Les autres chanteurs n'ont pas changé: Detlev Roth avec sa voix claire, très douce, son phrasé impeccable, réussit à masquer ses problèmes de volume et de puissance, et la composition est vraiment impressionnante. Kwanchoul Youn compose un Gurnemanz toujours réussi: le rôle qui sollicite beaucoup les graves lui convient parfaitement. Ses aigus en effet peinent un peu quelquefois, et la voix change de couleur. Dommage, mais il reste un Gurnemanz de très haut niveau.

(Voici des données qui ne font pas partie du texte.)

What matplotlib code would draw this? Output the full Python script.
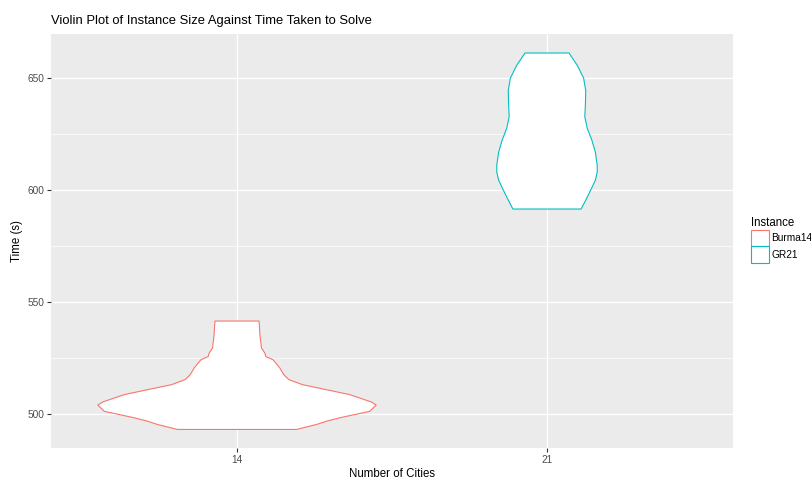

Au total, sans être la représentation de référence (on avait vécu la veille dans Lohengrin bien autre chose), ce Parsifal garde d'année en année ses qualités, et le niveau musical ne baisse pas, reste très homogène, dans la fosse comme sur scène. Un Parsifal à Bayreuth est toujours une expérience particulière, car l'oeuvre a été composée en fonction de l'acoustique et de l'organisation de la salle. Quant à la mise en scène, on peut ne pas aimer l'approche d'Herheim qui est un metteur en scène de la profusion, de la multiplicité des regards, étourdissant d'idées, mais on doit lui reconnaître sa logique, sa rigueur, et saluer l'expression d'une culture particulièrement profonde et subtile; on doit aussi reconnaître  aussi à son équipe, un sens esthétique aigu car on voit rarement des décors d'une telle beauté. Mises bout à bout ces mises en scène (K.Wagner, H.Neuenfels, S.Herheim, Ch.Marthaler) proposent des visions du monde très différentes, mais stimulent le spectateur qui n'a qu'une envie, prolonger la représentation par des lectures approfondies. Comme disait Wieland Wagner, ici, ce sont les valeurs de l'art qui valent, et les questions posées par les mises en scènes sont des regards artistiques posés sur le monde d'aujourd'hui, souvent pessimistes, subversifs quelquefois, courageux toujours.